By using image recognition technology, Zou and his team extracted PM 2.5 concentration data from the pictures. The data showed that from 2013 to 2018, the concentration of PM 2.5 in Beijing dropped significantly by over 30 percent. It was consistent with the data released by the Beijing Municipal Ecological Environment Bureau.


Animation shows coal burning in Beijing gas beeb reduced significantly over the last 20 years. (Photo: CGTN)

"This is pretty remarkable since Beijing maintained a medium-to-high speed economic growth during this period. The climate conditions have become unfavorable in decades," noted He Kebin, professor with the Department of Air Pollution Control at Tsinghua University.
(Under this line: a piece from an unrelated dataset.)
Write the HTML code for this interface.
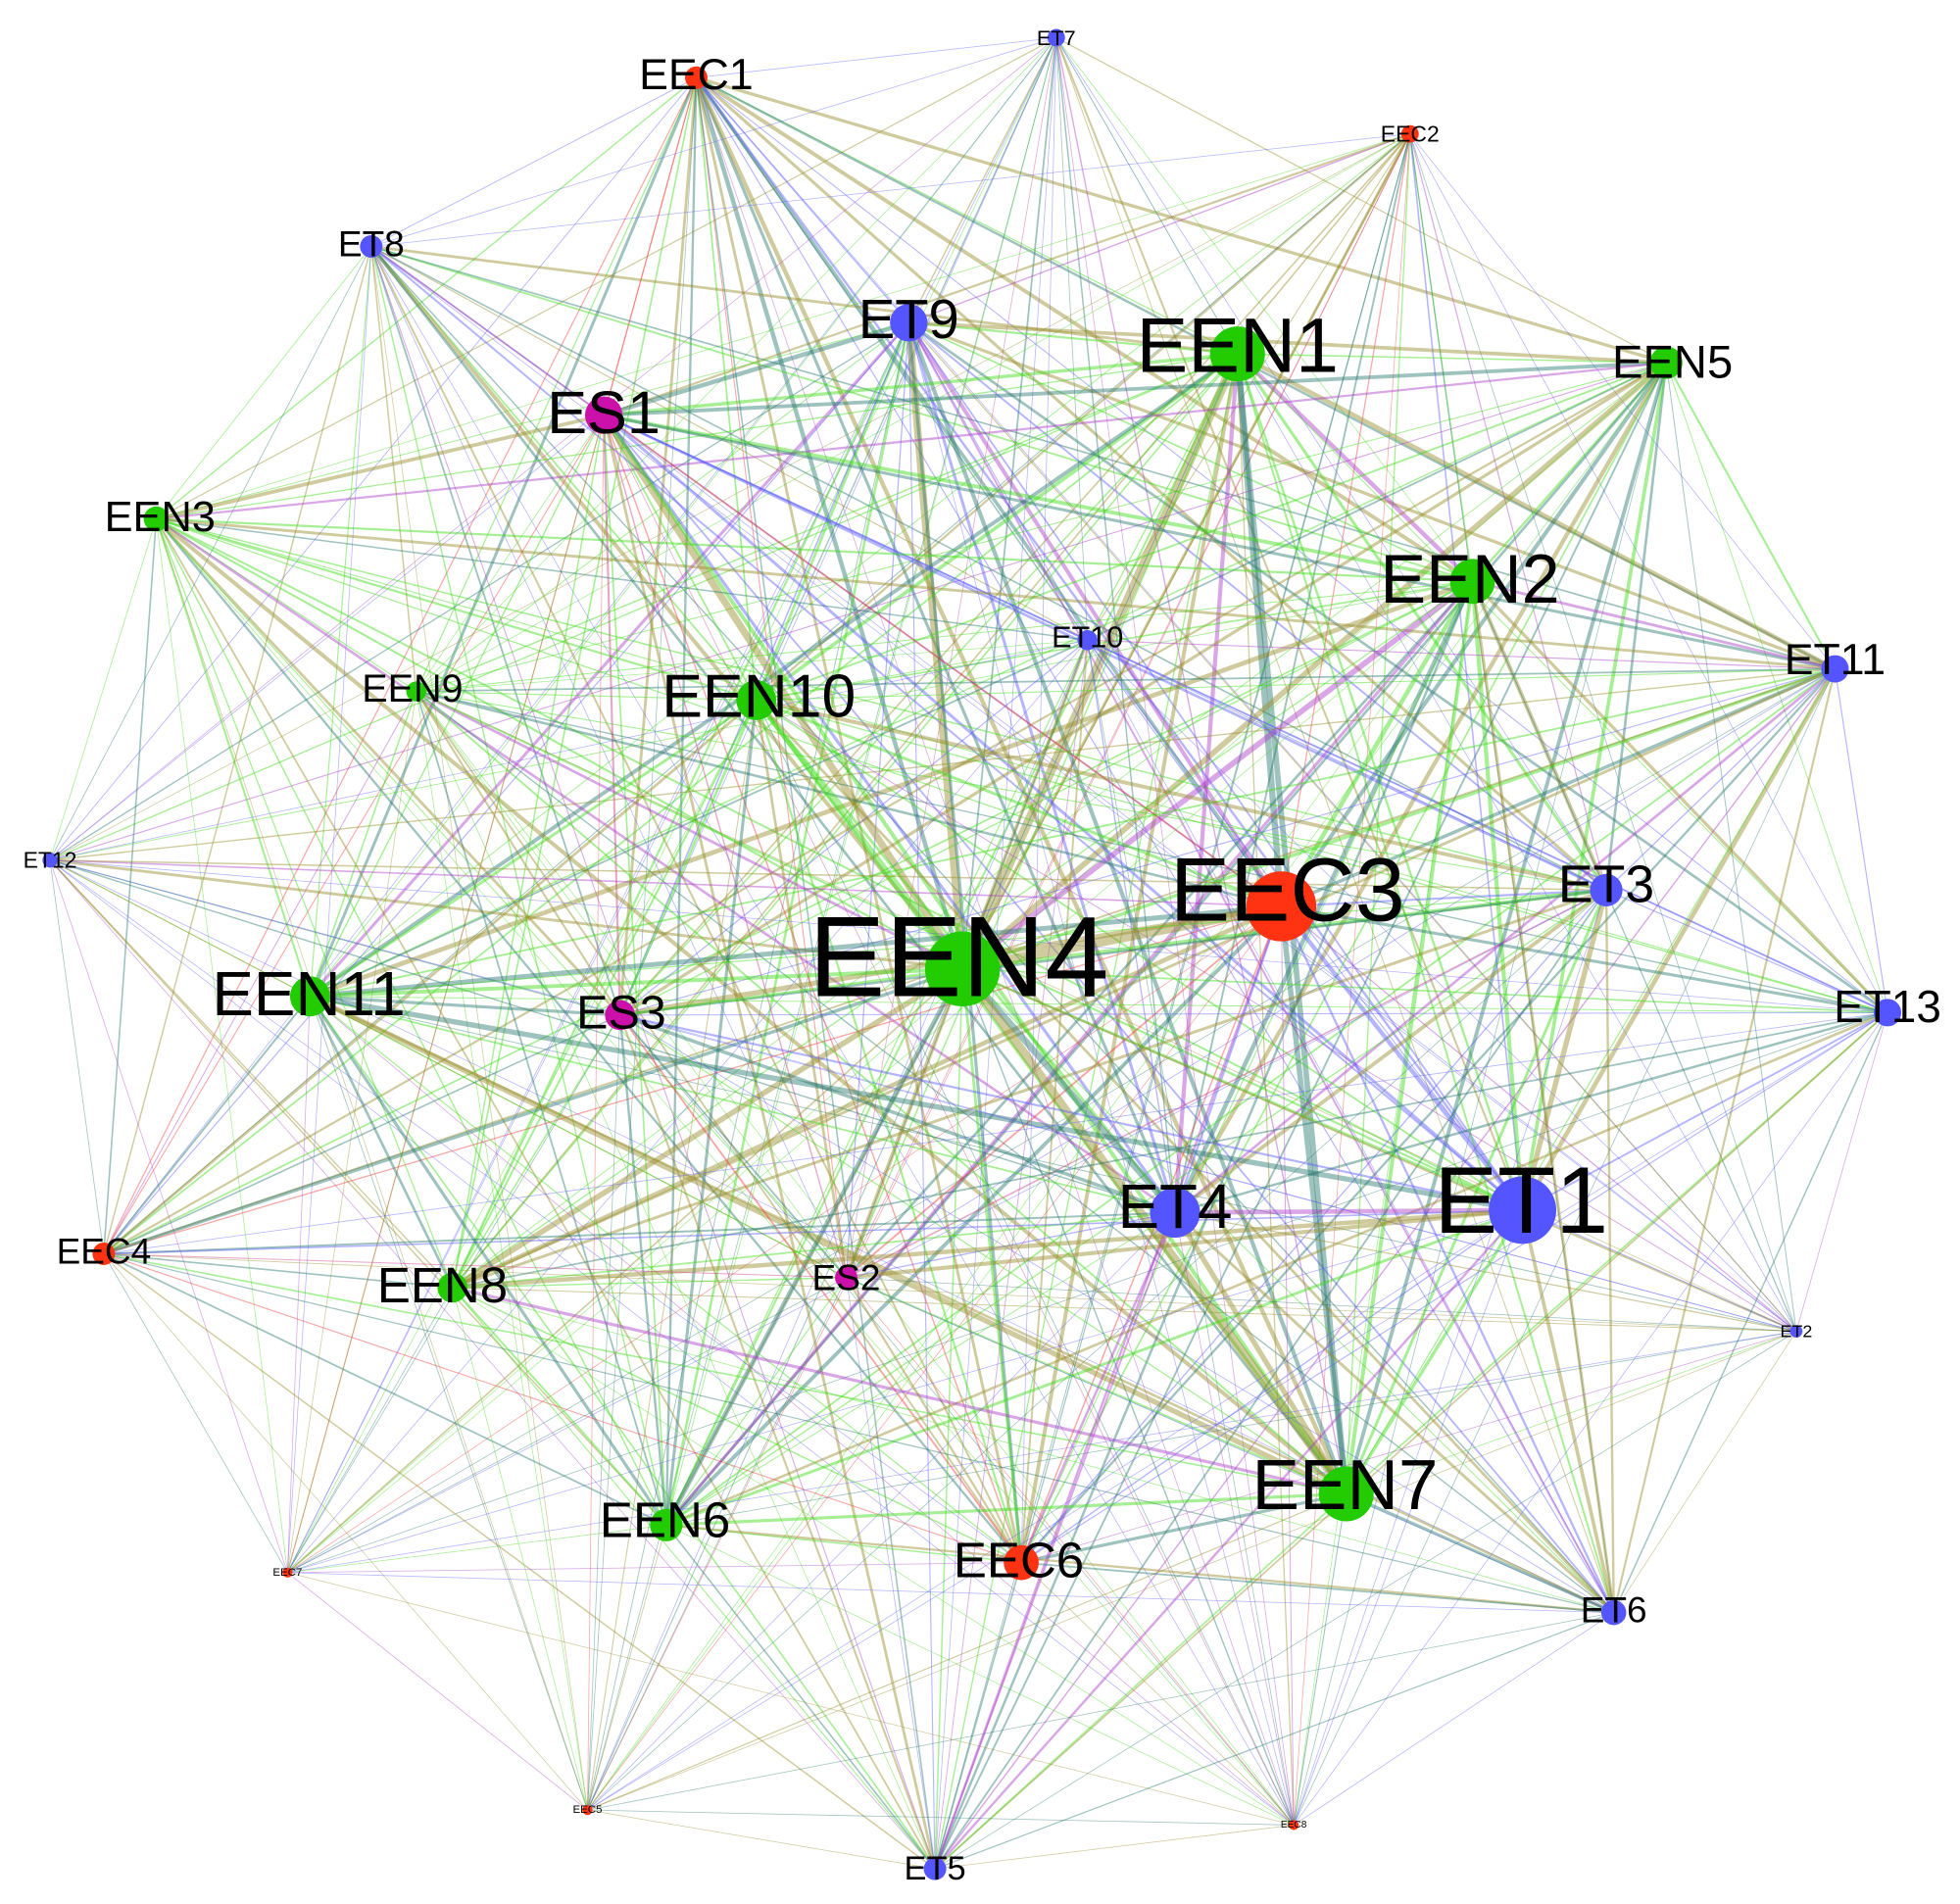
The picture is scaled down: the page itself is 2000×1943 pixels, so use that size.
<!DOCTYPE html>
<html><head><meta charset="utf-8"><style>html,body{margin:0;padding:0;background:#fff}svg{display:block}text{font-family:"Liberation Sans",sans-serif;fill:#000;text-anchor:middle;dominant-baseline:central}</style></head>
<body>
<svg id="g" width="2000" height="1943" viewBox="0 0 1568 1523" xmlns="http://www.w3.org/2000/svg">
<g id="edges"></g>
<g id="nodes"></g>
<g id="labels">
<text x="557" y="60" font-size="35">EEC1</text>
<text x="845" y="30" font-size="17">ET7</text>
<text x="1128" y="107" font-size="18">EEC2</text>
<text x="297" y="195" font-size="29">ET8</text>
<text x="727" y="255" font-size="44">ET9</text>
<text x="990" y="276" font-size="62">EEN1</text>
<text x="1338" y="290" font-size="37">EEN5</text>
<text x="483" y="330" font-size="48">ES1</text>
<text x="128" y="414" font-size="34">EEN3</text>
<text x="1176" y="463" font-size="55">EEN2</text>
<text x="870" y="510" font-size="24">ET10</text>
<text x="1468" y="528" font-size="35">ET11</text>
<text x="330" y="551" font-size="31">EEN9</text>
<text x="607" y="557" font-size="49">EEN10</text>
<text x="40" y="688" font-size="18">ET12</text>
<text x="1030" y="712" font-size="72">EEC3</text>
<text x="1285" y="708" font-size="42">ET3</text>
<text x="767" y="765" font-size="92">EEN4</text>
<text x="247" y="795" font-size="50">EEN11</text>
<text x="497" y="810" font-size="38">ES3</text>
<text x="1510" y="805" font-size="36">ET13</text>
<text x="940" y="965" font-size="50">ET4</text>
<text x="1217" y="960" font-size="76">ET1</text>
<text x="83" y="1001" font-size="29">EEC4</text>
<text x="354" y="1028" font-size="40">EEN8</text>
<text x="677" y="1022" font-size="29">ES2</text>
<text x="1437" y="1065" font-size="14">ET2</text>
<text x="1076" y="1188" font-size="57">EEN7</text>
<text x="532" y="1216" font-size="40">EEN6</text>
<text x="815" y="1248" font-size="40">EEC6</text>
<text x="230" y="1258" font-size="9">EEC7</text>
<text x="1291" y="1288" font-size="29">ET6</text>
<text x="470" y="1448" font-size="9">EEC5</text>
<text x="1035" y="1460" font-size="8">EEC8</text>
<text x="748" y="1495" font-size="27">ET5</text>
</g>
</svg>
<script>
var N=[
["EEC1",557,62,1.4,"r",9],["ET7",845,30,0.6,"b",7],["EEC2",1128,107,0.8,"r",7],["ET8",297,197,1,"b",9],
["ET9",727,258,1.8,"b",15],["EEN1",990,283,2.2,"g",22],["EEN5",1333,290,1.6,"g",13],["ES1",483,332,2,"m",15],
["EEN3",125,415,1.4,"g",10],["EEN2",1178,465,2,"g",18],["ET10",870,512,0.9,"b",8],["ET11",1468,535,1.4,"b",11],
["EEN9",333,553,1,"g",8],["EEN10",605,560,1.9,"g",16],["ET12",40,688,0.7,"b",6],["EEC3",1025,725,2.4,"r",28],
["ET3",1285,712,1.5,"b",13],["EEN4",770,775,2.8,"g",30],["EEN11",248,797,1.7,"g",16],["ES3",496,812,1.5,"m",12],
["ET13",1510,810,1.2,"b",11],["ET4",940,970,1.9,"b",20],["ET1",1218,968,2.5,"b",27],["EEC4",83,1003,1,"r",9],
["EEN8",362,1030,1.4,"g",12],["ES2",677,1022,1.1,"m",9],["ET2",1437,1065,0.5,"b",5],["EEN7",1077,1195,2.2,"g",22],
["EEN6",533,1220,1.5,"g",13],["EEC6",817,1250,1.4,"r",14],["EEC7",230,1258,0.4,"r",4],["ET6",1291,1290,1.1,"b",10],
["EEC5",470,1448,0.4,"r",4],["EEC8",1035,1460,0.4,"r",4],["ET5",748,1495,1,"b",9]];
var C={g:"#22cc00",b:"#5555ff",r:"#ff3311",m:"#cc11aa"};
var EC=["rgba(60,220,20,0.45)","rgba(90,90,255,0.45)","rgba(240,60,60,0.45)","rgba(150,140,40,0.45)","rgba(40,120,110,0.45)","rgba(170,60,200,0.45)","rgba(200,60,130,0.45)"];
var ns="http://www.w3.org/2000/svg",E=document.getElementById("edges"),V=document.getElementById("nodes");
function rnd(i,j){var s=Math.sin(i*12.9898+j*78.233)*43758.5453;return s-Math.floor(s);}
for(var i=0;i<N.length;i++)for(var j=i+1;j<N.length;j++){
 var a=N[i],b=N[j],r=rnd(i,j);
 if(r<0.12&&a[3]*b[3]<2)continue;
 var w=a[3]*b[3]*(0.3+r)*0.9; if(w>12)w=12;
 var ci;var t=a[4]+b[4];
 if(t.indexOf("g")>=0&&r<0.55)ci=0;else if(t.indexOf("b")>=0&&r<0.5)ci=1;else if(t.indexOf("r")>=0&&r<0.5)ci=2;else if(t.indexOf("m")>=0&&r<0.6)ci=6;else ci=[3,4,5,4,3][Math.floor(r*5)];
 var l=document.createElementNS(ns,"line");
 l.setAttribute("x1",a[1]);l.setAttribute("y1",a[2]);l.setAttribute("x2",b[1]);l.setAttribute("y2",b[2]);
 l.setAttribute("stroke",EC[ci]);l.setAttribute("stroke-width",Math.max(0.6,w).toFixed(2));E.appendChild(l);}
N.forEach(function(n){var c=document.createElementNS(ns,"circle");c.setAttribute("cx",n[1]);c.setAttribute("cy",n[2]);c.setAttribute("r",n[5]);c.setAttribute("fill",C[n[4]]);V.appendChild(c);});
</script>
</body></html>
"Industrialization leads to urbanization, which itself brings about motorization. This process creates what we called 'combined air pollution.' The leading source of combined air pollution is PM 2.5 followed by ozone. Since 2015, Beijing has largely contained the amount of ozone, and this is not an easy task," He continued.

In the past two decades, Beijing has created a high-intensity monitoring network to fight air pollution. It has also strengthened the collaboration with its surrounding areas and identified Beijing, Tianjin as well as 26 other affected cities on the air pollution transmission route. The city has also cut down coal-based pollution, reducing coal burning from 28 million tons in 1998 to some 2 million tons today. In addition, stricter measures to reduce automobile-related pollution have been introduced to the Chinese capital, which is home to over 21 million people. 

"Beijing has done a lot to promote green vehicles. As far as I know, for example, the 2022 Winter Olympics would be a great opportunity to do so. Green vehicles represent the future of automobiles," he said.

At the same time, Beijing has made great efforts in developing green transport. By controlling the number of cars through a license-plate lottery system, improving gas quality, and limiting the number of vehicles on the road, Beijing has remarkably improved its air quality.

"Compared to 2013, the changes in air quality are unprecedented. There are more and more days meeting official air quality standards, with PM 2.5 levels witnessing a significant decline," Zou echoed.

In March 2019, in its Review of 20 Year's Air Pollution Control in Beijing, the United Nations praised Beijing for its work in improving air quality, saying that it provides valuable lessons for other cities around the world.

"All the experiences and knowledge that China is employing to great effects internally, and bringing more and more knowledge, and giving it to the rest of the world to help speed climate air pollution mitigation," Nathan Borgford-Parnell, UNEP Climate and Clean Alliance, told CGTN.

A long way to go

Figures released by the World Health Organization in 2018 show that nine out of 10 people breathe air containing high levels of pollutants. Around seven million people die every year from exposure to fine particles in polluted air that penetrate deep into the lungs and cardiovascular system.

Ozone at ground level is one of the major constituents of photochemical smog. Excessive ozone in the air can have a deadly impact on human health. It can cause breathing problems, trigger asthma, reduce the function of lungs and cause lung diseases.

Facing a deteriorating environment, many countries have begun to search for solutions. Currently, more than 300 cities around the world have taken measures to promote application of new energy sources. The Chilean government, for example, purchased electric buses from China, aiming to achieve electrification of all buses by 2040.

"In many ways, electric buses will substantially improve the life quality of the Chilean people. They are eco-friendly, because they won't pollute the air when operating," noted Sebastián Piñera, president of Chile.

"2019 is an important year not only because the World Environment Day which was defined by China was about 'Air Pollution', but many countries are working on enhancing their national contribution to increase ambition for mitigating their climate," Borgford-Parnell said.